WHAT TO DO:
Quote, line for line, the entries from the first through the one containing "(0,0) rectangle (715,477);". Pictures are left out.

RECORDS TO USE:
================
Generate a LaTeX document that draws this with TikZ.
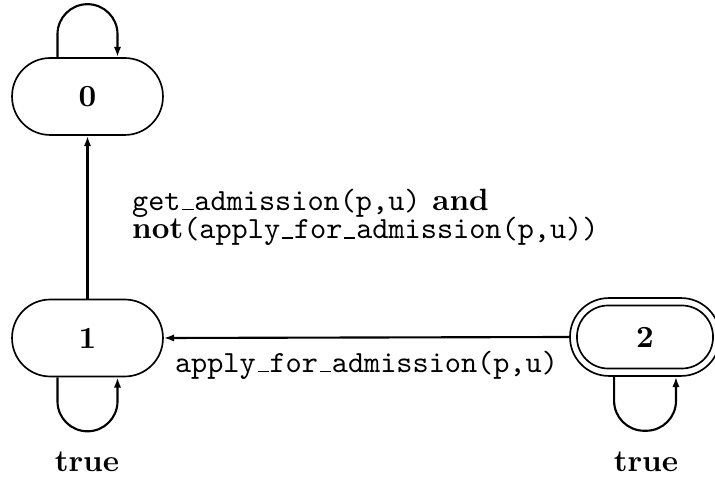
\documentclass[tikz,border=0pt]{standalone}
\usetikzlibrary{arrows.meta}
% short low underscore, as in classic typewriter text
\newcommand{\us}{\leavevmode\kern.06em\vbox{\hrule width.36em height.5pt}\kern.03em}
\newcommand{\labelsize}{\fontsize{10.15pt}{12.2pt}\selectfont}
\begin{document}
\begin{tikzpicture}[x=0.33pt, y=-0.33pt,
  state/.style={draw, line width=0.55pt, rectangle, inner sep=0pt,
    minimum width=49.8pt, minimum height=25.4pt, rounded corners=12.6pt,
    font=\labelsize\bfseries},
  innerring/.style={draw, line width=0.55pt, rectangle, inner sep=0pt,
    minimum width=44.9pt, minimum height=20.8pt, rounded corners=10.3pt},
  arr/.style={line width=0.7pt, -{Latex[length=3.4pt,width=2.4pt]}},
  loopline/.style={arr, rounded corners=9.9pt},
  lbl/.style={font=\labelsize\ttfamily, inner sep=0pt}
]
\useasboundingbox (0,0) rectangle (715,477);

% states
\node[state] (n0) at (87.5,96.5) {0};
\node[state] (n1) at (87.5,338) {1};
\node[state, minimum width=49.5pt, minimum height=25.7pt, rounded corners=12.8pt] (n2) at (645,337) {2};
\node[innerring] (n2in) at (n2.center) {};

% transitions between states
\draw[arr] (n1.north) -- node[lbl, anchor=west, xshift=14.4pt, align=left]
  {get\us admission(p,u)\textrm{\textbf{ and}}\\[-2.8pt]
   \textrm{\textbf{not}}(apply\us for\us admission(p,u))} (n0.south);
\draw[arr] (n2.west) -- node[lbl, anchor=north, yshift=-4pt]
  {apply\us for\us admission(p,u)} (n1.east);

% self loops
\draw[loopline] ([xshift=-9.9pt]n0.north) -- ++(0,-53) -- ++(60,0) -- ([xshift=9.9pt]n0.north);
\draw[loopline] ([xshift=-9.9pt]n1.south) -- ++(0,54) -- ++(60,0) -- ([xshift=9.9pt]n1.south);
\draw[loopline] ([xshift=-10.2pt]n2.south) -- ++(0,54) -- ++(62,0) -- ([xshift=10.2pt]n2.south);

% loop labels
\node[font=\labelsize\bfseries] (t1) at (87,462) {true};
\node[font=\labelsize\bfseries] (t2) at (646,462) {true};
\end{tikzpicture}
\end{document}
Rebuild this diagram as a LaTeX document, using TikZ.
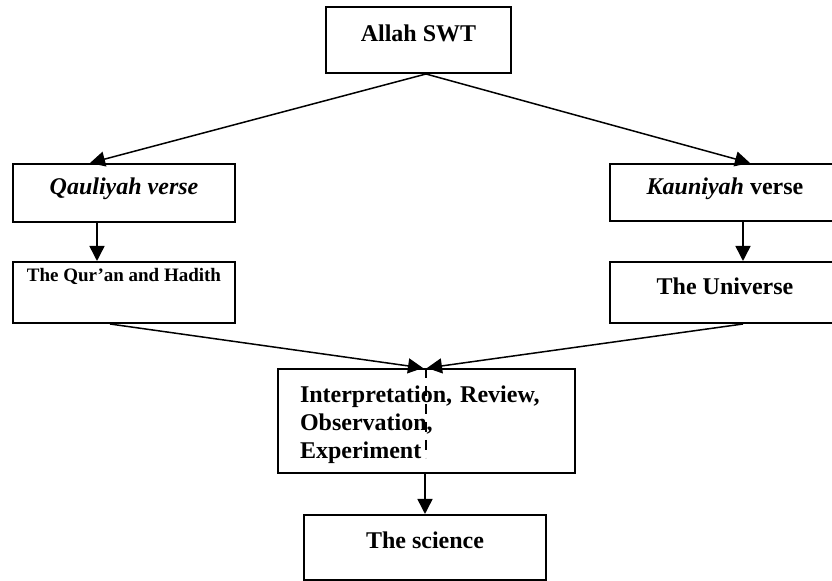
\documentclass[tikz,border=0pt]{standalone}
\usepackage{fontspec}
\setmainfont{Liberation Serif}
\usetikzlibrary{arrows.meta}

\begin{document}
\begin{tikzpicture}[x=0.5pt,y=-0.5pt]
 \useasboundingbox (0,0) rectangle (832,581);
 \tikzstyle{every node} = [draw,line width=1pt,inner sep=0pt,
   font=\fontsize{12}{13.8}\selectfont\bfseries]
 \tikzstyle{flow} = [line width=0.75pt,-{Triangle[length=7.5pt,width=7.5pt]}]
 \node[minimum width=92.5pt,text height=17.5pt,text depth=15.5pt] (allah) at (418.5,40) {Allah SWT};
 \node[minimum width=111pt,text height=15.5pt,text depth=13.5pt] (qauli) at (124,193) {\itshape Qauliyah verse};
 \node[minimum width=111pt,text height=10pt,text depth=20.5pt,
   font=\fontsize{9.5}{11}\selectfont\bfseries] (quran) at (124,292.5) {The Qur'an and Hadith};
 \node[minimum width=115pt,text height=15.5pt,text depth=13pt] (kauni) at (725,192.5) {\textit{Kauniyah} verse};
 \node[minimum width=115pt,text height=16.5pt,text depth=14pt] (univ) at (725,292.5) {The Universe};
 \node[text width=126.5pt,inner xsep=11pt,minimum height=52pt,align=left] (interp) at (426.5,421)
 {\rule{0pt}{12pt}Interpretation, Review,\\ Observation,\\ Experiment};
 \node[minimum width=121pt,text height=17pt,text depth=15.5pt] (sci) at (425,547.5) {The science};
 \coordinate (cut) at (426,458);
 \draw [flow] ([xshift=3.75pt]allah.south) -- ([xshift=-17pt]qauli.north);
 \draw [flow] ([xshift=3.75pt]allah.south) -- ([xshift=12.5pt]kauni.north);
 \draw [flow] ([xshift=-13.5pt]qauli.south) -- ([xshift=-13.5pt]quran.north);
 \draw [flow] ([xshift=9pt]kauni.south) -- ([xshift=9pt]univ.north);
 \draw [flow] ([xshift=-7pt]quran.south) -- ([xshift=-1.75pt]interp.north);
 \draw [flow] ([xshift=9pt]univ.south) -- ([xshift=0.25pt]interp.north);
 \draw [flow] ([xshift=-0.75pt]interp.south) -- (sci.north);
 \draw [line width=0.75pt,dash pattern=on 5pt off 4pt] (interp.north -| cut) -- (cut);
\end{tikzpicture}
\end{document}
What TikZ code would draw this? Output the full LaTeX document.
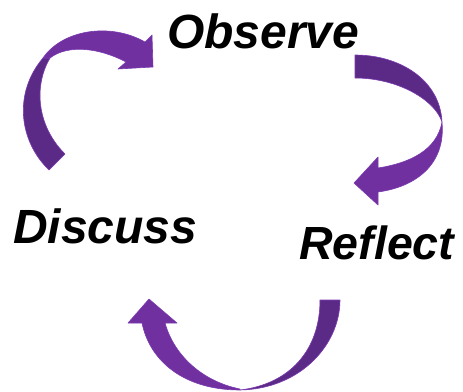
\documentclass[tikz,border=0pt]{standalone}
\usepackage{fontspec}
\setmainfont{Liberation Sans}
\definecolor{plight}{HTML}{7030A0}
\definecolor{pdark}{HTML}{5B2A86}
\definecolor{pedge}{HTML}{7B3BB0}
\begin{document}
\begin{tikzpicture}[x=1pt,y=-1pt,
  lbl/.style={anchor=base west,inner sep=0pt,font=\bfseries\itshape\fontsize{48}{48}\selectfont},
  lightpart/.style={fill=plight,draw=pedge,line width=0.6pt,line join=round},
  darkpart/.style={fill=pdark,draw=pedge,line width=0.6pt,line join=round}]
\useasboundingbox (0,0) rectangle (463,391);
% texts
\node[lbl] (observe) at (167,48) {Observe};
\node[lbl] (discuss) at (13,243) {Discuss};
\node[lbl,font=\bfseries\itshape\fontsize{46.5}{46.5}\selectfont] (reflect) at (299,259) {Reflect};
% top-left arrow
\path[darkpart] (43,58) .. controls (14,92) and (18,140) .. (49,170) -- (65,154)
  .. controls (36,125) and (34,85) .. (50,58) -- cycle;
\path[lightpart] (43,58) .. controls (62,30) and (110,22) .. (145,42) -- (152,35) -- (153,67) -- (118,69)
  -- (126,62) .. controls (100,48) and (68,44) .. (50,58) -- cycle;
% right arrow
\path[darkpart] (355,55) .. controls (400,55) and (440,80) .. (442,122)
  .. controls (435,100) and (398,78) .. (355,78) -- cycle;
\path[lightpart] (442,122) .. controls (446,165) and (415,187) .. (378,192) -- (378,205) -- (354,183)
  -- (378,157) -- (378,168) .. controls (410,163) and (437,150) .. (442,122) -- cycle;
% bottom arrow
\path[darkpart] (320,300) -- (340,300) .. controls (340,345) and (300,389) .. (240,390)
  .. controls (290,384) and (320,350) .. (320,300) -- cycle;
\path[lightpart] (240,390) .. controls (185,390) and (150,362) .. (142,323) -- (128,323) -- (149,299)
  -- (177,323) -- (165,323) .. controls (175,358) and (205,382) .. (240,389) -- cycle;
\end{tikzpicture}
\end{document}
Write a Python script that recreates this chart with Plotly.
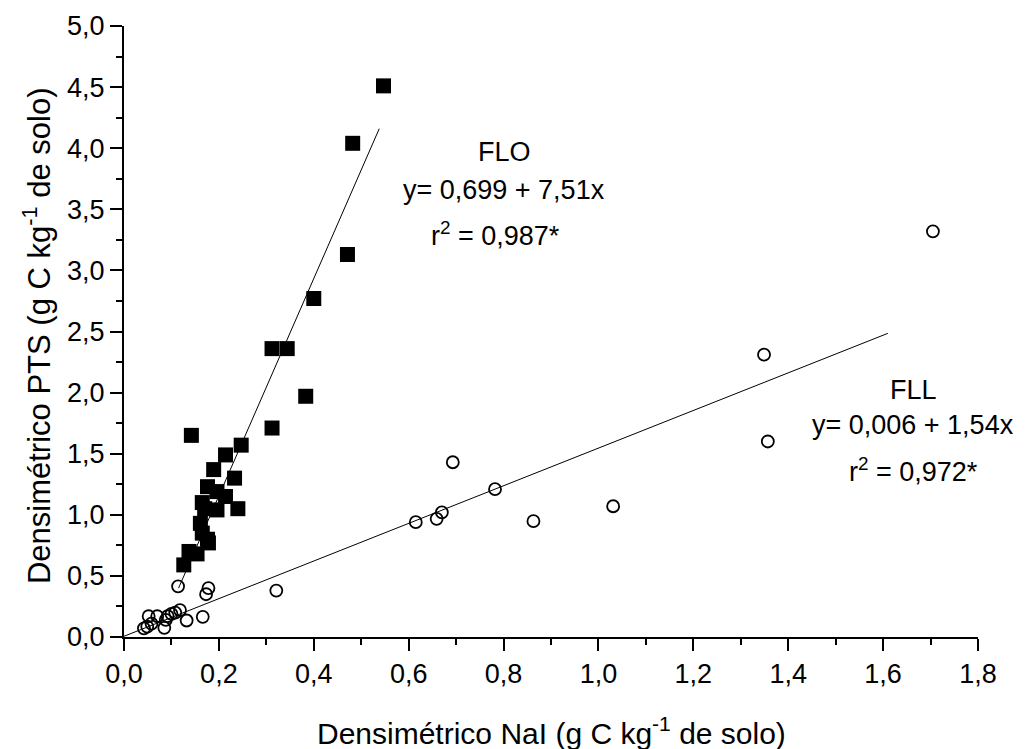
import plotly.graph_objects as go

# FLO (filled squares)
flo_x = [0.547, 0.482, 0.471, 0.400, 0.312, 0.344, 0.383, 0.312, 0.142, 0.247,
         0.214, 0.189, 0.233, 0.176, 0.196, 0.214, 0.165, 0.240, 0.196, 0.170,
         0.161, 0.165, 0.176, 0.178, 0.137, 0.154, 0.126]
flo_y = [4.51, 4.04, 3.13, 2.77, 2.36, 2.36, 1.97, 1.71, 1.65, 1.57,
         1.49, 1.37, 1.30, 1.23, 1.19, 1.15, 1.10, 1.05, 1.04, 1.05,
         0.93, 0.85, 0.80, 0.77, 0.70, 0.68, 0.59]

# FLL (open circles)
fll_x = [0.042, 0.049, 0.052, 0.058, 0.070, 0.085, 0.088, 0.092, 0.100, 0.108,
         0.118, 0.132, 0.166, 0.114, 0.173, 0.178, 0.321,
         0.615, 0.659, 0.670, 0.693, 0.782, 0.863, 1.031, 1.349, 1.357, 1.705]
fll_y = [0.07, 0.085, 0.17, 0.11, 0.17, 0.075, 0.14, 0.17, 0.19, 0.20,
         0.22, 0.135, 0.165, 0.415, 0.35, 0.40, 0.38,
         0.94, 0.967, 1.02, 1.43, 1.21, 0.948, 1.07, 2.31, 1.60, 3.32]

# regression lines as drawn
flo_fit_x = [0.115, 0.538]
flo_fit_y = [0.40, 4.16]
fll_fit_x = [0.0, 1.61]
fll_fit_y = [0.006, 2.485]

x_ticks = [0.0, 0.2, 0.4, 0.6, 0.8, 1.0, 1.2, 1.4, 1.6, 1.8]
y_ticks = [0.0, 0.5, 1.0, 1.5, 2.0, 2.5, 3.0, 3.5, 4.0, 4.5, 5.0]

FONT = "Liberation Sans, Arial, sans-serif"

fig = go.Figure()
fig.add_trace(go.Scatter(x=flo_fit_x, y=flo_fit_y, mode="lines",
                         line=dict(color="black", width=1), showlegend=False, hoverinfo="skip"))
fig.add_trace(go.Scatter(x=fll_fit_x, y=fll_fit_y, mode="lines",
                         line=dict(color="black", width=1), showlegend=False, hoverinfo="skip"))
fig.add_trace(go.Scatter(x=fll_x, y=fll_y, mode="markers", name="FLL",
                         marker=dict(symbol="circle-open", size=12, color="black",
                                     line=dict(color="black", width=1.8)),
                         showlegend=False))
fig.add_trace(go.Scatter(x=flo_x, y=flo_y, mode="markers", name="FLO",
                         marker=dict(symbol="square", size=15, color="black",
                                     line=dict(width=0)),
                         showlegend=False))

axis_common = dict(showgrid=False, zeroline=False, showline=True, linecolor="black",
                   linewidth=2, ticks="outside", ticklen=12, tickwidth=2, tickcolor="black",
                   tickfont=dict(family=FONT, size=27, color="black"), tickformat=".1f")

fig.update_xaxes(range=[0, 1.8], tickvals=x_ticks,
                 minor=dict(ticks="outside", ticklen=6, tickwidth=2, tickcolor="black", dtick=0.1),
                 **axis_common)
fig.update_yaxes(range=[0, 5.0], tickvals=y_ticks,
                 minor=dict(ticks="outside", ticklen=6, tickwidth=2, tickcolor="black", dtick=0.25),
                 **axis_common)

annots = [
    dict(x=0.801, y=3.97, text="FLO"),
    dict(x=0.801, y=3.657, text="y= 0,699 + 7,51x"),
    dict(x=0.782, y=3.30, text="r<sup>2</sup> = 0,987*"),
    dict(x=1.664, y=2.022, text="FLL"),
    dict(x=1.664, y=1.736, text="y= 0,006 + 1,54x"),
    dict(x=1.664, y=1.368, text="r<sup>2</sup> = 0,972*"),
]
for a in annots:
    fig.add_annotation(x=a["x"], y=a["y"], xref="x", yref="y", text=a["text"],
                       showarrow=False, font=dict(family=FONT, size=27, color="black"),
                       xanchor="center", yanchor="middle")

fig.add_annotation(x=0.5, y=-0.154, xref="paper", yref="paper",
                   text="Densimétrico NaI (g C kg<sup>-1</sup> de solo)", showarrow=False,
                   font=dict(family=FONT, size=30, color="black"),
                   xanchor="center", yanchor="middle")
fig.add_annotation(x=-0.102, y=0.494, xref="paper", yref="paper",
                   text="Densimétrico PTS (g C kg<sup>-1</sup> de solo)", showarrow=False,
                   textangle=-90, font=dict(family=FONT, size=31, color="black"),
                   xanchor="center", yanchor="middle")

fig.update_layout(width=1025, height=749, separators=",.",
                  margin=dict(l=124, r=47, t=26, b=112, pad=0),
                  plot_bgcolor="white", paper_bgcolor="white")

fig.write_html("out.html")
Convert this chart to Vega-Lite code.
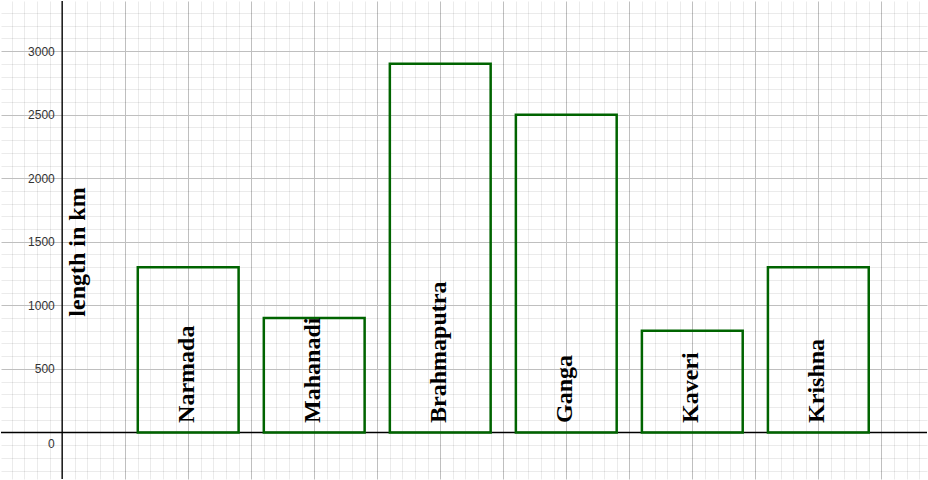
{
  "$schema": "https://vega.github.io/schema/vega-lite/v6.json",
  "width": 928,
  "height": 480,
  "autosize": {"type": "fit", "contains": "padding"},
  "padding": 0,
  "background": "white",
  "config": {"view": {"stroke": null}, "axis": {"minExtent": 0}},
  "data": {"values": [
    {"river": "Narmada", "length": 1300},
    {"river": "Mahanadi", "length": 900},
    {"river": "Brahmaputra", "length": 2900},
    {"river": "Ganga", "length": 2500},
    {"river": "Kaveri", "length": 800},
    {"river": "Krishna", "length": 1300}
  ]},
  "resolve": {"scale": {"x": "independent"}, "axis": {"x": "independent", "y": "independent"}},
  "layer": [
    {
      "data": {"values": [{"label": "length in km"}]},
      "mark": {"type": "text", "angle": -90, "align": "left", "baseline": "alphabetic", "font": "Liberation Serif", "fontWeight": "bold", "fontSize": 24, "color": "#000000"},
      "encoding": {
        "text": {"field": "label"},
        "x": {"datum": 0.36, "type": "quantitative", "scale": {"domain": [-0.9707, 13.724], "nice": false, "zero": false},
          "axis": {"orient": "bottom", "values": [-0.8,-0.6,-0.4,-0.2,0.2,0.4,0.6,0.8,1.2,1.4,1.6,1.8,2.2,2.4,2.6,2.8,3.2,3.4,3.6,3.8,4.2,4.4,4.6,4.8,5.2,5.4,5.6,5.8,6.2,6.4,6.6,6.8,7.2,7.4,7.6,7.8,8.2,8.4,8.6,8.8,9.2,9.4,9.6,9.8,10.2,10.4,10.6,10.8,11.2,11.4,11.6,11.8,12.2,12.4,12.6,12.8,13.2,13.4,13.6],
            "grid": true, "gridColor": "#000000", "gridOpacity": 0.08, "gridWidth": 1, "labels": false, "ticks": false, "domain": false, "title": null}},
        "y": {"datum": 911, "type": "quantitative", "scale": {"domain": [-366, 3394], "nice": false, "zero": false},
          "axis": {"orient": "left", "values": [-300,-200,-100,100,200,300,400,600,700,800,900,1100,1200,1300,1400,1600,1700,1800,1900,2100,2200,2300,2400,2600,2700,2800,2900,3100,3200,3300],
            "grid": true, "gridColor": "#000000", "gridOpacity": 0.08, "gridWidth": 1, "labels": false, "ticks": false, "domain": false, "title": null}}
      }
    },
    {
      "data": {"values": [{}]},
      "mark": {"type": "rule", "color": "#000000", "strokeWidth": 1.4},
      "encoding": {
        "x": {"datum": 0, "type": "quantitative", "scale": {"domain": [-0.9707, 13.724], "nice": false, "zero": false},
          "axis": {"orient": "top", "values": [1,2,3,4,5,6,7,8,9,10,11,12,13], "grid": true, "gridColor": "#bfbfbf", "gridWidth": 1, "labels": false, "ticks": false, "domain": false, "title": null}}
      }
    },
    {
      "data": {"values": [{}]},
      "mark": {"type": "rule", "color": "#000000", "strokeWidth": 1.4},
      "encoding": {
        "y": {"datum": 0, "type": "quantitative", "scale": {"domain": [-366, 3394], "nice": false, "zero": false},
          "axis": {"orient": "right", "values": [500,1000,1500,2000,2500,3000], "grid": true, "gridColor": "#bfbfbf", "gridWidth": 1, "labels": false, "ticks": false, "domain": false, "title": null}}
      }
    },
    {
      "mark": {"type": "bar", "fill": "white", "fillOpacity": 0, "stroke": "#006400", "strokeWidth": 2.5},
      "encoding": {
        "x": {"field": "river", "type": "nominal", "sort": null,
          "scale": {"type": "band", "paddingInner": 0.2, "paddingOuter": 0.7738, "align": 0.7013}, "axis": null},
        "y": {"field": "length", "type": "quantitative", "scale": {"domain": [-366, 3394], "nice": false, "zero": false},
          "axis": {"orient": "left", "values": [0,500,1000,1500,2000,2500,3000], "format": "d", "offset": -61.3, "grid": false, "domain": false, "ticks": false, "tickSize": 0, "labelPadding": 8,
            "labelFont": "Liberation Sans", "labelFontSize": 12, "labelColor": "#333333", "labelOverlap": false,
            "labelOffset": {"condition": {"test": "datum.value === 0", "value": 11}, "value": 0}, "title": null}},
        "y2": {"datum": 0}
      }
    },
    {
      "mark": {"type": "text", "angle": -90, "align": "left", "baseline": "alphabetic", "dy": 6, "font": "Liberation Serif", "fontWeight": "bold", "fontSize": 24, "color": "#000000"},
      "encoding": {
        "text": {"field": "river"},
        "x": {"field": "river", "type": "nominal", "sort": null,
          "scale": {"type": "band", "paddingInner": 0.2, "paddingOuter": 0.7738, "align": 0.7013}, "axis": null},
        "y": {"datum": 75, "type": "quantitative", "scale": {"domain": [-366, 3394], "nice": false, "zero": false}, "axis": null}
      }
    }
  ]
}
================
TASK RESPONSE:
Generate a LaTeX document that draws this with TikZ.
\documentclass[tikz,border=0pt]{standalone}
\usetikzlibrary{arrows.meta}
% short low underscore, as in classic typewriter text
\newcommand{\us}{\leavevmode\kern.06em\vbox{\hrule width.36em height.5pt}\kern.03em}
\newcommand{\labelsize}{\fontsize{10.15pt}{12.2pt}\selectfont}
\begin{document}
\begin{tikzpicture}[x=0.33pt, y=-0.33pt,
  state/.style={draw, line width=0.55pt, rectangle, inner sep=0pt,
    minimum width=49.8pt, minimum height=25.4pt, rounded corners=12.6pt,
    font=\labelsize\bfseries},
  innerring/.style={draw, line width=0.55pt, rectangle, inner sep=0pt,
    minimum width=44.9pt, minimum height=20.8pt, rounded corners=10.3pt},
  arr/.style={line width=0.7pt, -{Latex[length=3.4pt,width=2.4pt]}},
  loopline/.style={arr, rounded corners=9.9pt},
  lbl/.style={font=\labelsize\ttfamily, inner sep=0pt}
]
\useasboundingbox (0,0) rectangle (715,477);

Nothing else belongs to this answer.